Tocó fondo el monarca cuando se vio obligado a disculparse en público por su viaje a Botswana para cazar elefantes en compañía de la princesa Corinna y donde se rompió la cadera, teniendo que pasar por quirófano en reiteradas ocasiones -nueve en un lustro-, las tres últimas con un coste global de 165.189 euros; y con los dimes y diretes sobre sus infidelidades hacia su esposa Sofía. Y se agravó su horizonte con la trama de corrupción que tiene a la infanta al borde del procesamiento, un "martirio" según el jefe de la Casa del Rey, Rafael Spottorno. Los sucesivos sondeos del CIS han otorgado a la institución un claro suspenso que, a la postre perjudicaba a la denominada marca España, pese al intento de maquillaje, entrevista de por medio en la televisión pública.

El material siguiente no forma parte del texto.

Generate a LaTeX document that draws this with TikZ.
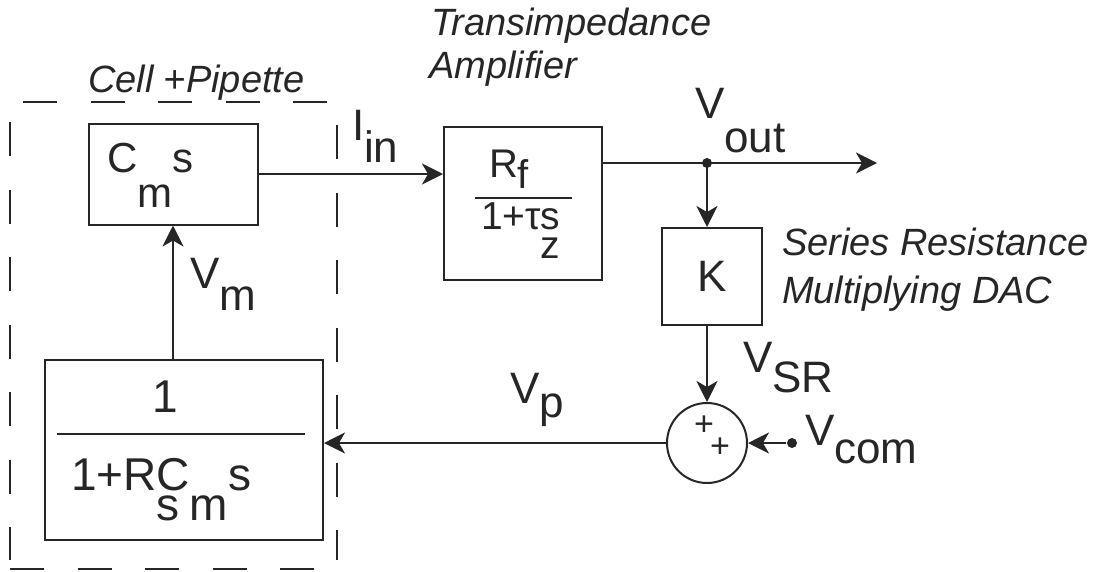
\documentclass[tikz,border=0pt]{standalone}
\usepackage{fontspec}
\setmainfont{Liberation Sans}
\usetikzlibrary{arrows.meta}
\newcommand{\dropsub}[2]{\raisebox{-#1pt}{#2}}
\begin{document}
\begin{tikzpicture}[
  x=1pt,
  y=-1pt,
  line width=2pt,
  block/.style={draw=black!85, rectangle, inner sep=0pt},
  sig/.style={draw=black!85, -{Stealth[length=21pt,width=21pt,inset=6pt]}},
  lbl/.style={anchor=base west, inner sep=0pt, text=black!85, font=\fontsize{44}{48}\selectfont},
  note/.style={anchor=base west, inner sep=0pt, text=black!85, font=\fontsize{38}{42}\selectfont\itshape},
  frame/.style={draw=black!85, dash pattern=on 34pt off 33.5pt, line cap=butt}
]
\useasboundingbox (0,0) rectangle (1106,571);

% cell + pipette frame
\draw[frame] (23,102) -- (330,102);
\draw[frame] (10,122) -- (10,560);
\draw[frame] (337,125) -- (337,560);
\draw[frame] (10,569) -- (315,569);
\node[note] (cellnote) at (87,92) {Cell +Pipette};

% blocks
\node[block, minimum width=169pt, minimum height=101pt] (cm) at (173,174) {};
\node[block, minimum width=278pt, minimum height=180pt] (rc) at (184,450) {};
\node[block, minimum width=158pt, minimum height=153pt] (rf) at (523,203.5) {};
\node[block, minimum width=100pt, minimum height=97pt, text=black!85,
      font=\fontsize{44}{48}\selectfont] (k) at (712,276.5) {K};
\node[draw=black!85, circle, minimum size=80pt, inner sep=0pt] (sum) at (707,443) {};

% block contents
\node[lbl, font=\fontsize{42}{46}\selectfont] (cmtxt) at (106,172) {C\dropsub{35}{m}s};
\node[lbl, font=\fontsize{40}{44}\selectfont] (rfnum) at (488,177) {R\dropsub{11}{f}};
\draw[black!85] (475,198) -- (572,198);
\node[lbl, font=\fontsize{39}{43}\selectfont] (rfden) at (480,229) {1+τ\rlap{\dropsub{29}{z}}s};
\node[lbl, anchor=base, font=\fontsize{46}{50}\selectfont] (one) at (165,412) {1};
\draw[black!85] (57,434) -- (305,434);
\node[lbl, font=\fontsize{46}{50}\selectfont] (rcden) at (70,490) {1+R\rlap{\dropsub{30}{s}}C\dropsub{30}{m}s};
\node[text=black!85, font=\fontsize{34}{36}\selectfont, inner sep=0pt] (plusa) at (704,426) {+};
\node[text=black!85, font=\fontsize{34}{36}\selectfont, inner sep=0pt] (plusb) at (720,448) {+};

% signal points
\coordinate (jn) at (707,163);
\coordinate (out) at (877,163);
\fill[black!85] (jn) circle (5pt);
\node[circle, fill=black!85, inner sep=0pt, minimum size=10pt] (vc) at (792,443) {};

% connectors
\draw[sig] (cm.south |- rc.north) -- (cm.south);
\draw[sig] (cm.east) -- (rf.west |- cm.east);
\draw[sig] (rf.east |- jn) -- (out);
\draw[sig] (jn) -- (jn |- k.north);
\draw[sig] (jn |- k.south) -- (sum.north);
\draw[sig] (vc) -- (sum.east);
\draw[sig] (sum.west) -- (rc.east |- sum.west);

% signal labels
\node[lbl] (iin) at (351,140) {I\dropsub{22}{in}};
\node[lbl] (vout) at (694,118) {V\dropsub{34}{out}};
\node[lbl] (vm) at (189,288) {V\dropsub{22}{m}};
\node[lbl] (vp) at (509,403) {V\dropsub{14}{p}};
\node[lbl] (vsr) at (742,372) {V\dropsub{20}{SR}};
\node[lbl] (vcom) at (804,445) {V\dropsub{18}{com}};

% block notes
\node[note] (tiaa) at (430,35) {Transimpedance};
\node[note] (tiab) at (428,78) {Amplifier};
\node[note] (daca) at (781,255) {Series Resistance};
\node[note] (dacb) at (781,303) {Multiplying DAC};
\end{tikzpicture}
\end{document}
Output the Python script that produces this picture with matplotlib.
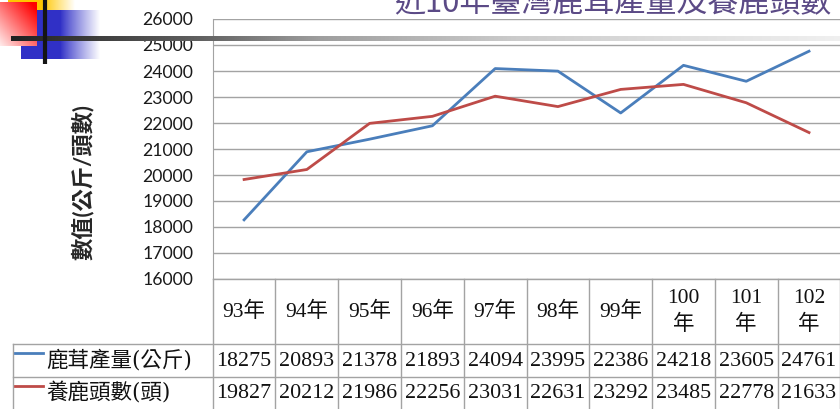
import numpy as np
import matplotlib
matplotlib.use('Agg')
import matplotlib.pyplot as plt

# ---------------- data ----------------
years = ['93年', '94年', '95年', '96年', '97年', '98年', '99年', '100年', '101年', '102年']
antler = [18275, 20893, 21378, 21893, 24094, 23995, 22386, 24218, 23605, 24761]
deer = [19827, 20212, 21986, 22256, 23031, 22631, 23292, 23485, 22778, 21633]
series_names = ['鹿茸產量(公斤)', '養鹿頭數(頭)']
title = '近10年臺灣鹿茸產量及養鹿頭數'
ylabel = '數值(公斤/頭數)'
yticks = list(range(16000, 26001, 1000))

# ---------------- layout ----------------
W, H = 840, 409
fig = plt.figure(figsize=(W / 100, H / 100), dpi=100)
fig.patch.set_facecolor('white')

PL, PR, PT, PB = 212.7, 840.4, 19, 279
BLUE, RED = '#4a7ebb', '#be4b48'
GRID = '#a3a3a3'
CJK = 'Noto Sans CJK TC'
TFONT = ['Liberation Serif', CJK]

ax = fig.add_axes([PL / W, 1 - PB / H, (PR - PL) / W, (PB - PT) / H])
x = np.arange(len(years))
ax.plot(x, antler, color=BLUE, lw=2.0, zorder=3)
ax.plot(x, deer, color=RED, lw=2.0, zorder=3)
ax.set_xlim(-0.5, len(years) - 0.5)
ax.set_ylim(yticks[0], yticks[-1])
ax.set_yticks(yticks)
ax.yaxis.grid(True, color=GRID, lw=1.0)
ax.set_axisbelow(True)
ax.set_xticks([])
for s in ['top', 'right', 'bottom']:
    ax.spines[s].set_visible(False)
ax.spines['left'].set_color(GRID)
ax.tick_params(axis='y', length=0, pad=14, labelsize=12.7, labelcolor='#1a1a1a',
               labelfontfamily='Lato')

# overlay in pixel coordinates
ov = fig.add_axes([0, 0, 1, 1], zorder=5)
ov.set_xlim(0, W)
ov.set_ylim(H, 0)
ov.axis('off')

# y label
ov.text(83, 182, ylabel, rotation=90, ha='center', va='center', fontsize=16,
        family=['Lato', CJK], weight='bold', color='#262626')

# ---------------- data table ----------------
n = len(years)
cw = (PR - PL) / n
edges = [PL + i * cw for i in range(n + 1)]
R1, R2, R3 = 344, 377, 410
for e in edges:
    ov.plot([e, e], [PB, R3], color=GRID, lw=1.0)
ov.plot([13, 13], [R1, R3], color=GRID, lw=1.0)
for yy in (R1, R2, R3):
    ov.plot([13, PR], [yy, yy], color=GRID, lw=1.0)
ov.plot([PL, PR], [PB, PB], color=GRID, lw=1.0)

for i, yr in enumerate(years):
    cx = (edges[i] + edges[i + 1]) / 2
    lab = yr if len(yr) <= 3 else yr[:-1] + '\n' + yr[-1]
    ov.text(cx, 312, lab, ha='center', va='center', fontsize=15.5, family=TFONT,
            color='#111111', linespacing=1.45)
    ov.text(cx, 361, str(antler[i]), ha='center', va='center', fontsize=15.8,
            family=TFONT, color='#111111')
    ov.text(cx, 394, str(deer[i]), ha='center', va='center', fontsize=15.8,
            family=TFONT, color='#111111')

for (name, col, yc) in ((series_names[0], BLUE, 360.5), (series_names[1], RED, 393.5)):
    ov.plot([15, 43], [yc - 8, yc - 8], color=col, lw=2.0)
    ov.text(46, yc, name, ha='left', va='center', fontsize=15.5,
            family=['DejaVu Serif', CJK], color='#111111')

# ---------------- slide decorations ----------------
def grad_img(x0, x1, y0, y1, func, z):
    nx, ny = max(int(x1 - x0), 2), max(int(y1 - y0), 2)
    xs = (np.arange(nx) + 0.5) / nx
    ys = (np.arange(ny) + 0.5) / ny
    X, Y = np.meshgrid(xs, ys)
    img = func(X, Y)
    ov.imshow(img, extent=(x0, x1, y1, y0), origin='upper', aspect='auto',
              interpolation='bilinear', zorder=z)

def yellow(X, Y):
    t = np.clip((X - 0.5) / 0.5, 0, 1)
    c0 = np.array([1.0, 0.78, 0.0])
    return c0[None, None, :] * (1 - t[..., None]) + np.ones(3)[None, None, :] * t[..., None]

def blue(X, Y):
    t = np.clip((X - 0.5) / 0.5, 0, 1) ** 0.9
    c0 = np.array([0.19, 0.19, 0.78])
    return c0[None, None, :] * (1 - t[..., None]) + np.ones(3)[None, None, :] * t[..., None]

def red(X, Y):
    t = np.clip(0.55 * X + 0.55 * (1 - Y), 0, 1)
    c1 = np.array([1.0, 0.0, 0.0])
    c0 = np.array([1.0, 0.93, 0.93])
    return c0[None, None, :] * (1 - t[..., None]) + c1[None, None, :] * t[..., None]

def bar(X, Y):
    g = np.interp(X * (W - 11) + 11, [11, 200, 320, 520, 840], [0.13, 0.38, 0.62, 0.8, 0.94])
    return np.stack([g, g, g], axis=-1)

grad_img(8, 75, 0, 10, yellow, 6)
grad_img(21, 100, 10, 59, blue, 7)
grad_img(0, 37, 2, 46, red, 8)
grad_img(11, 840, 36, 41, bar, 9)
ov.plot([45, 45], [0, 64], color='#151515', lw=3.0, zorder=10, solid_capstyle='butt')
ov.set_xlim(0, W)
ov.set_ylim(H, 0)

# title (cut off at the top of the image, as in the original slide)
ov.text(613, 11, title, ha='center', va='baseline', fontsize=22.3, family=CJK,
        weight='medium', color='#5b4a86', zorder=4)

fig.savefig('out.png', dpi=100, facecolor='white')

Los debates respecto a su abdicación se multiplicaban pero la conversación siempre se finiquitaba igual: "El rey no quiere, dice que los reyes se mueren, no abdican". Él mismo lo desmintió a menudo, la última vez en Nochebuena. Hasta ayer. Rajoy reunirá hoy al Consejo de Ministros para aprobar una ley orgánica que, según el artículo 57.5 de la Carta Magna, debe regular la abdicación, pactada con el PSOE para ser aprobada por amplia mayoría. En semanas España será regida por Felipe VI -y por la periodista Letizia Ortiz-, y éste se comportará como lo hizo en junio de 2011 ante una ciudadana de Iruñea que le pidió también su abdicación en un día como este para dejar de ser súbdita y convertirse en ciudadana. "¿Ese es el único problema que tienes en la vida? Ya has tenido tu minuto de gloria", le respondió el heredero de la Corona. Ignora que esta sociedad difiere de la que recogió su padre: reclama su sitio y validar a sus representantes.